A unanimous commission sent its recommendations ahead Wednesday, after lengthy conversation and some public comments. It is likely to go to the council Nov. 3, along with the zoning change request that would allow the commercial landfill to proceed toward permitting.
Within the development agreement, the commission wants addition of:
• a definition of the term 'commercially reasonable efforts;'
• delineation of hours of operation, with no trucking nor landfill operations before 7 a.m.;
• expansion of the areas where DKL Holdings would remove litter, to include the Silverbell West neighborhood northwest of and closest to the site;
• monitoring of five down-gradient wells, all within two miles of the property, for contaminants at the company's expense for a period of five years after water from all monitoring wells on the property is clear of any landfill-generated contaminants.
DKL Holdings wants to build the landfill on a 430-acre parcel within a 590-acre piece of ground one mile north of Avra Valley Road, one mile east of Trico Road and a half-mile south of Silverbell Road. The newly annexed property is owned by Vice Mayor Herb Kai.
At the start of Wednesday's public hearing, planning commission chairman Norman Fogel made clear the evening's topic.
"The issue of zoning has been already determined by the planning commission," Fogel told the crowd. Earlier this year, the commission recommended zoning be changed to allow the landfill. "We're not here to discuss the pros and cons of having a landfill, or not having a landfill.
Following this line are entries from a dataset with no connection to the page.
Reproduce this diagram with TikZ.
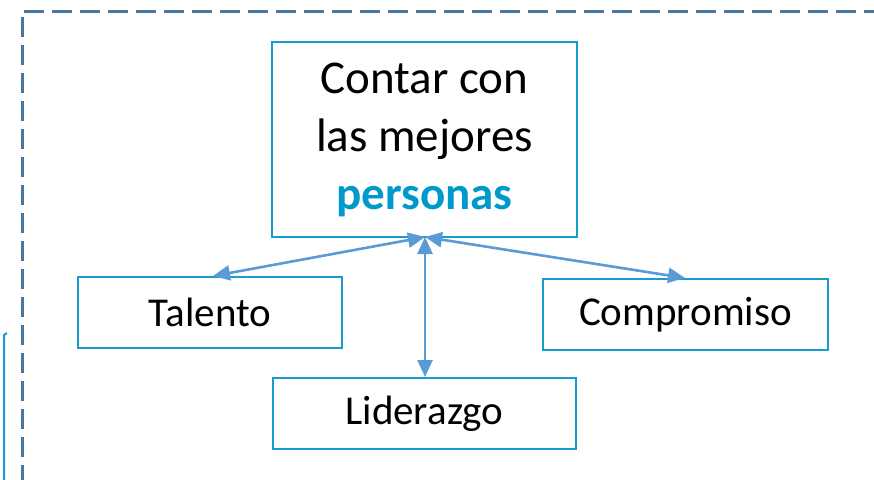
\documentclass[tikz,border=0pt]{standalone}
\usepackage{fontspec}
\setmainfont{Carlito}
\usetikzlibrary{arrows.meta}
\definecolor{boxblue}{HTML}{1A9BCF}
\definecolor{arrblue}{HTML}{5B9BD5}
\definecolor{dashblue}{HTML}{4A76A0}
\definecolor{txtblue}{HTML}{0099CC}
\begin{document}
\begin{tikzpicture}[x=1pt,y=-1pt,
  box/.style={draw=boxblue,line width=2pt,inner sep=0pt,anchor=center,align=center},
  conn/.style={draw=arrblue,line width=2.6pt,{Triangle[length=17pt,width=15pt]}-{Triangle[length=17pt,width=15pt]}}]
\useasboundingbox (0,0) rectangle (874,479);
% dashed frame
\draw[dashblue,line width=3pt,dash pattern=on 20pt off 8pt] (22,485) -- (22,11) -- (880,11);
% solid fragment at left
\draw[boxblue,line width=2pt] (4,480) -- (4,335) -- (7,333);
% boxes
\node[box,minimum width=305pt,minimum height=195pt,font=\fontsize{47}{58}\selectfont] (top) at (424.5,139.5) {Contar con\\las mejores\\\textcolor{txtblue}{\textbf{personas}}};
\node[box,minimum width=264pt,minimum height=71pt,font=\fontsize{41}{50}\selectfont] (tal) at (210,312.5) {Talento};
\node[box,minimum width=285pt,minimum height=71pt,font=\fontsize{41}{50}\selectfont] (com) at (685.5,314.5) {Compromiso};
\node[box,minimum width=303pt,minimum height=71pt,font=\fontsize{41}{50}\selectfont] (lid) at (424.5,413.5) {Liderazgo};
% connectors
\coordinate (hub) at (425,237);
\draw[conn] (hub) -- (213,276);
\draw[conn] (hub) -- (685,278);
\draw[conn] (hub) -- (425,377);
\end{tikzpicture}
\end{document}
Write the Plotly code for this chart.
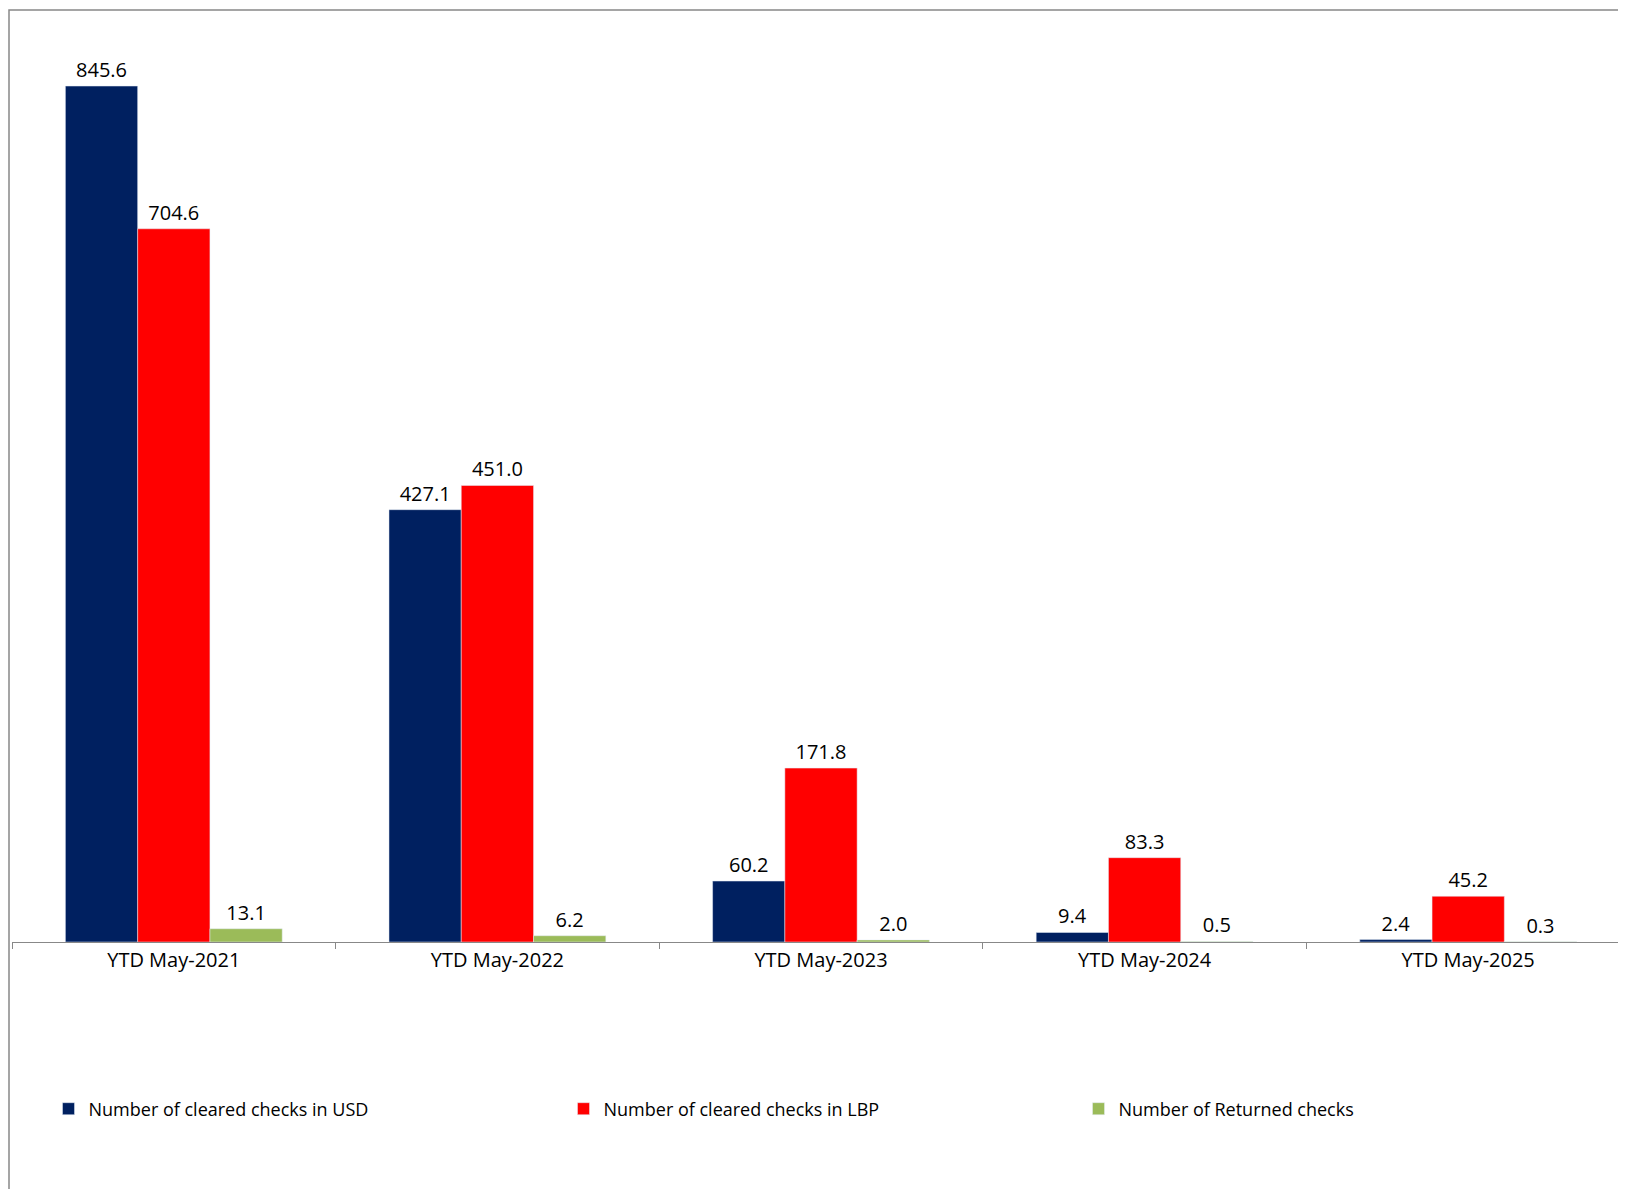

Limit your questions and comments to the development agreement."
That forced landfill opponents to amend their latest in a series of criticisms about the proposal. When Terri Faust, the evening's first speaker, began talking about absentee landowner Pak Chan and the effects of the landfill on his property, Fogel stopped her.
"What does this have to do with the development agreement?" Fogel asked.
"The development agreement is not the land use proposal," DKL representative Michael Racy agreed. "The development agreement is not a technical document, is not an engineering document, is not a compliance document." It's not required by state nor federal regulatory agencies.
"All the protections, all the main benefits to the community, all the developer promises are laid out in agreement form," Town Attorney Frank Cassidy said. Because the planning commission has already recommended adoption of the zoning change, "to recommend not entering in the development agreement, frankly, we believe, does not make a lot of sense," he said.
Among many provisions within the development agreement, DKL Holdings and the Town of Marana agree to designate a truck route along Avra Valley Road from I-10 to the site in west Marana; that the landfill would not build a rail spur to or on the property, and would not accept waste that has been "transported by rail;" that the landfill would not exceed 165 in height; would not accept hazardous materials; would be responsible for litter pick-up along the length of Avra Valley Road; would pay $1.20 per ton of deposited waste to the town as its host fee; would make improvements to Avra Valley Road and a bridge over the Brawley Wash.